◆ **Set task**
Please count the lines below that contain the word "this", and reply with that number alone.

◆ **Records provided**
-----

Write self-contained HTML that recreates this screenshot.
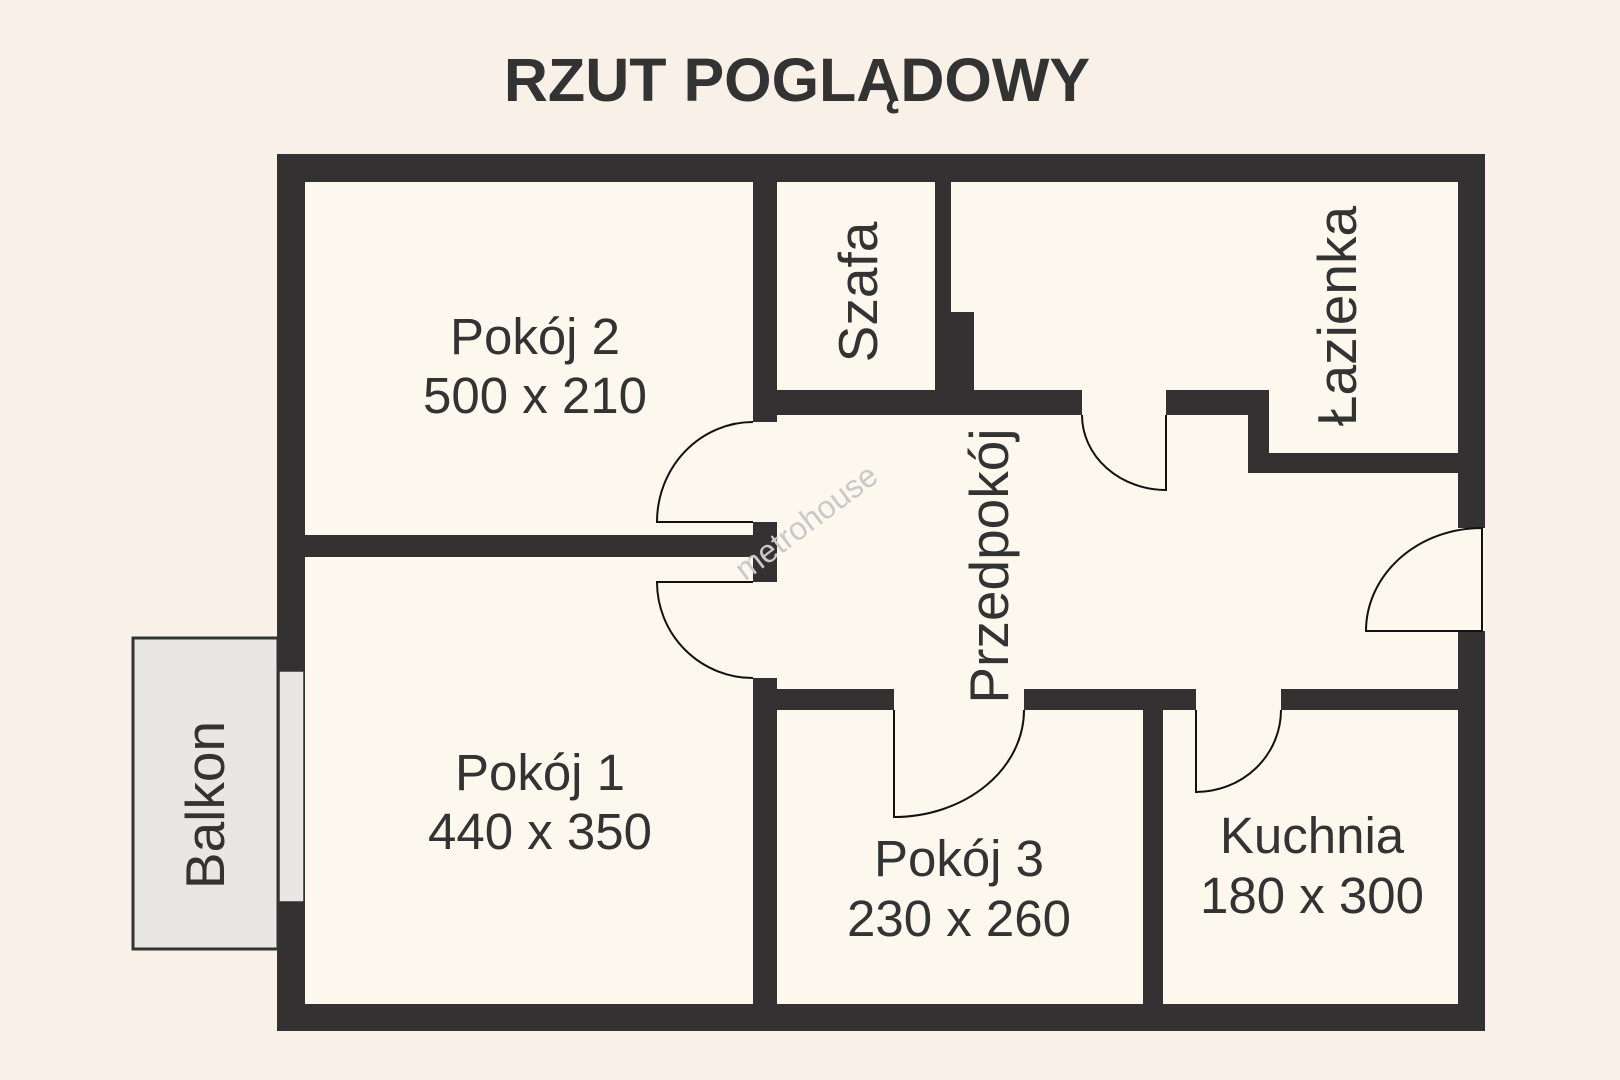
<!DOCTYPE html>
<html><head><meta charset="utf-8"><style>
html,body{margin:0;padding:0;background:#f9f1e8;}
svg{display:block;}
text{font-family:"Liberation Sans",sans-serif;fill:#333;}
</style></head><body>
<svg width="1620" height="1080" viewBox="0 0 1620 1080" xmlns="http://www.w3.org/2000/svg">
<rect width="1620" height="1080" fill="#f9f1e8"/>
<text x="797" y="101" text-anchor="middle" font-size="61" font-weight="bold">RZUT POGLĄDOWY</text>
<rect x="133" y="638" width="145" height="311" fill="#e8e7e3" stroke="#333" stroke-width="3"/>
<rect x="277" y="154" width="1208" height="877" fill="#333132"/>
<rect x="305" y="182" width="1153" height="822" fill="#fdf8ee"/>
<g fill="#333132">
<rect x="305" y="535" width="472" height="22"/>
<rect x="753" y="182" width="24" height="240"/>
<rect x="753" y="522" width="24" height="60"/>
<rect x="753" y="678" width="24" height="326"/>
<rect x="935" y="182" width="16" height="220"/>
<rect x="951" y="312" width="23" height="103"/>
<rect x="777" y="390" width="305" height="25"/>
<rect x="1166" y="390" width="103" height="25"/>
<rect x="1248" y="390" width="21" height="83"/>
<rect x="1248" y="453" width="210" height="20"/>
<rect x="777" y="689" width="117" height="21"/>
<rect x="1024" y="689" width="172" height="21"/>
<rect x="1281" y="689" width="177" height="21"/>
<rect x="1143" y="710" width="20" height="294"/>
</g>
<rect x="279" y="671" width="25" height="231" fill="#e8e7e3" stroke="#333" stroke-width="1.5"/>
<rect x="1458" y="528" width="27" height="103" fill="#fdf8ee"/>
<g fill="none" stroke="#111" stroke-width="2">
<path d="M753 522 H657 A96 100 0 0 1 753 422"/>
<path d="M753 582 H657 A96 96 0 0 0 753 678"/>
<path d="M1082 415 A84 75 0 0 0 1166 490 V415"/>
<path d="M1482 528 V631 H1366 A116 103 0 0 1 1482 528 Z"/>
<path d="M894 710 V817 A130 107 0 0 0 1024 710"/>
<path d="M1196 710 V792 A85 82 0 0 0 1281 710"/>
</g>
<text x="806" y="522" text-anchor="middle" dominant-baseline="central" font-size="32" style="fill:#c9c9c9" transform="rotate(-37 806 522)">metrohouse</text>
<g font-size="51" text-anchor="middle">
<text x="535" y="354">Pokój 2</text>
<text x="535" y="413">500 x 210</text>
<text x="540" y="790">Pokój 1</text>
<text x="540" y="849">440 x 350</text>
<text x="959" y="876">Pokój 3</text>
<text x="959" y="936">230 x 260</text>
<text x="1312" y="853">Kuchnia</text>
<text x="1312" y="913">180 x 300</text>
</g>
<g font-size="55" text-anchor="middle" dominant-baseline="central">
<text x="858" y="292" transform="rotate(-90 858 292)">Szafa</text>
<text x="989" y="566" transform="rotate(-90 989 566)">Przedpokój</text>
<text x="1337" y="316" transform="rotate(-90 1337 316)">Łazienka</text>
<text x="205" y="805" transform="rotate(-90 205 805)">Balkon</text>
</g>
</svg>
</body></html>
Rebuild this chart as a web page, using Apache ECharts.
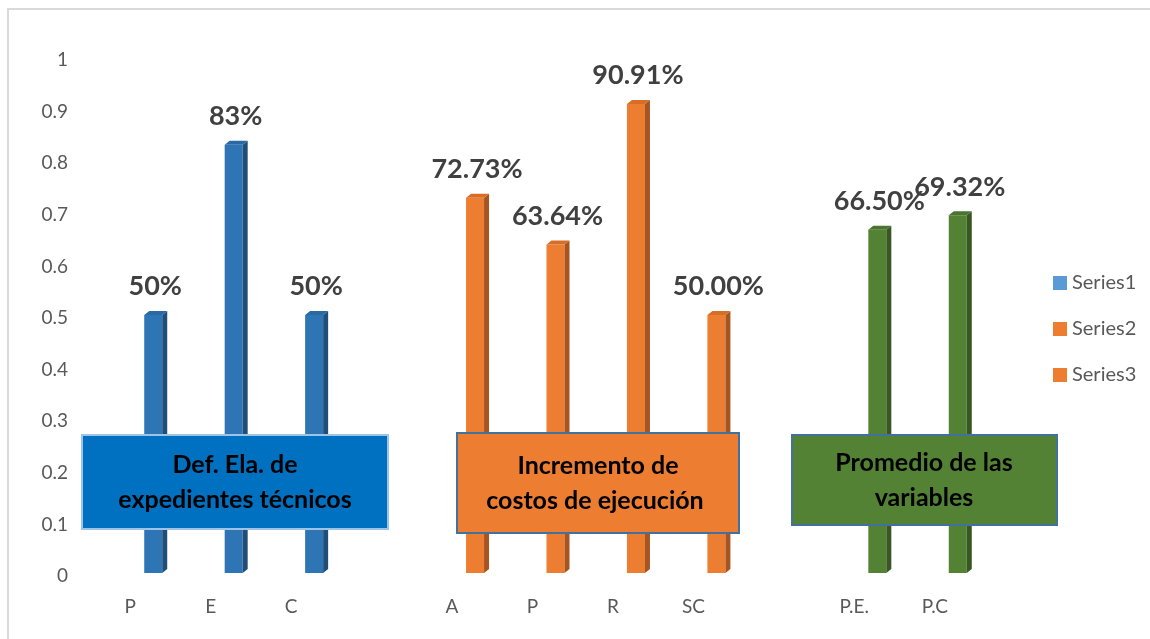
<!DOCTYPE html>
<html>
<head>
<meta charset="utf-8">
<script src="https://cdn.jsdelivr.net/npm/echarts@6/dist/echarts.min.js"></script>
<style>
  html, body { margin: 0; padding: 0; background: #fff; }
  #chart { width: 1150px; height: 639px; }
</style>
</head>
<body>
<div id="chart"></div>
<script>
// categorias (con huecos entre grupos)
const categories = ['P', 'E', 'C', '', 'A', 'P', 'R', 'SC', '', 'P.E.', 'P.C']
const yTicks = [0, 0.1, 0.2, 0.3, 0.4, 0.5, 0.6, 0.7, 0.8, 0.9, 1]

const series1Idx = [0, 1, 2]
const series1Val = [0.5, 0.83, 0.5]
const series2Idx = [4, 5, 6, 7]
const series2Val = [0.7273, 0.6364, 0.9091, 0.5]
const series3Idx = [9, 10]
const series3Val = [0.665, 0.6932]

const FONT = 'Lato, "Open Sans", sans-serif'

// barra 3D: cara frontal, lateral y superior
function bar3d(colors, decimals) {
  return function(params, api) {
    const base = api.coord([api.value(0), 0])
    const top = api.coord([api.value(0), api.value(1)])
    const w = 18
    const dx = 5
    const dy = 4
    const xl = base[0] + 14
    const xr = xl + w
    const yb = base[1] - 3
    const yt = top[1] - 3
    return {
      type: 'group',
      children: [
        {
          type: 'rect',
          shape: { x: xl, y: yt, width: w, height: yb - yt },
          style: { fill: colors[0] }
        },
        {
          type: 'polygon',
          shape: { points: [[xr, yt], [xr + dx, yt - dy], [xr + dx, yb - dy], [xr, yb]] },
          style: { fill: colors[1] }
        },
        {
          type: 'polygon',
          shape: { points: [[xl, yt], [xl + dx, yt - dy], [xr + dx, yt - dy], [xr, yt]] },
          style: { fill: colors[2] }
        },
        {
          type: 'text',
          style: {
            x: xl + 11,
            y: yt - 15,
            text: (api.value(1) * 100).toFixed(decimals) + '%',
            align: 'center',
            verticalAlign: 'bottom',
            fill: '#404040',
            font: 'bold 27px ' + FONT
          }
        }
      ]
    }
  }
}

function pairs(idx, vals) {
  return idx.map((c, i) => [c, vals[i]])
}

function textBox(x, y, w, h, fill, stroke, lines, cx) {
  return {
    type: 'group',
    zlevel: 1,
    children: [
      {
        type: 'rect',
        z: 100,
        zlevel: 1,
        shape: { x: x, y: y, width: w, height: h },
        style: { fill: fill, stroke: stroke, lineWidth: 2 }
      },
      {
        type: 'text',
        z: 101,
        zlevel: 1,
        style: {
          x: cx,
          y: y + h / 2,
          text: lines.join('\n'),
          align: 'center',
          verticalAlign: 'middle',
          lineHeight: 35,
          fill: '#000',
          font: 'bold 25px ' + FONT
        }
      }
    ]
  }
}

const myChart = echarts.init(document.getElementById('chart'))
myChart.setOption({
  animation: false,
  backgroundColor: '#fff',
  grid: { left: 90, right: 175, top: 60, bottom: 63 },
  legend: {
    orient: 'vertical',
    left: 1048,
    top: 268,
    itemWidth: 14,
    itemHeight: 14,
    itemGap: 26,
    icon: 'rect',
    textStyle: { color: '#595959', fontSize: 20, fontFamily: FONT },
    data: ['Series1', 'Series2', 'Series3']
  },
  xAxis: {
    type: 'category',
    data: categories,
    axisLine: { show: false },
    axisTick: { show: false },
    axisLabel: { color: '#595959', fontSize: 19, fontFamily: FONT, margin: 21, interval: 0 }
  },
  yAxis: {
    type: 'value',
    min: yTicks[0],
    max: yTicks[yTicks.length - 1],
    interval: 0.1,
    splitLine: { show: false },
    axisLine: { show: false },
    axisTick: { show: false },
    axisLabel: { color: '#595959', fontSize: 19, fontFamily: FONT, margin: 22 }
  },
  series: [
    {
      name: 'Series1',
      type: 'custom',
      itemStyle: { color: '#5B9BD5' },
      renderItem: bar3d(['#2E75B6', '#1F4E79', '#2A69A3'], 0),
      data: pairs(series1Idx, series1Val)
    },
    {
      name: 'Series2',
      type: 'custom',
      itemStyle: { color: '#ED7D31' },
      renderItem: bar3d(['#ED7D31', '#A85420', '#D66E28'], 2),
      data: pairs(series2Idx, series2Val)
    },
    {
      name: 'Series3',
      type: 'custom',
      itemStyle: { color: '#ED7D31' },
      renderItem: bar3d(['#548235', '#385723', '#4A7430'], 2),
      data: pairs(series3Idx, series3Val)
    }
  ],
  graphic: [
    {
      type: 'rect',
      z: -1,
      shape: { x: 8, y: 9, width: 1170, height: 660 },
      style: { fill: 'none', stroke: '#D9D9D9', lineWidth: 2 }
    },
    textBox(82, 435, 306, 94, '#0070C0', '#9DC3E6', ['Def. Ela. de', 'expedientes técnicos'], 235),
    textBox(457, 433, 282, 100, '#ED7D31', '#41719C', ['Incremento de', 'costos de ejecución '], 598),
    textBox(792, 435, 265, 90, '#548235', '#41719C', ['Promedio de las', 'variables'], 924)
  ]
})
window.addEventListener('resize', function() {
  myChart.resize()
})
</script>
</body>
</html>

-----

◆ **Written response**
2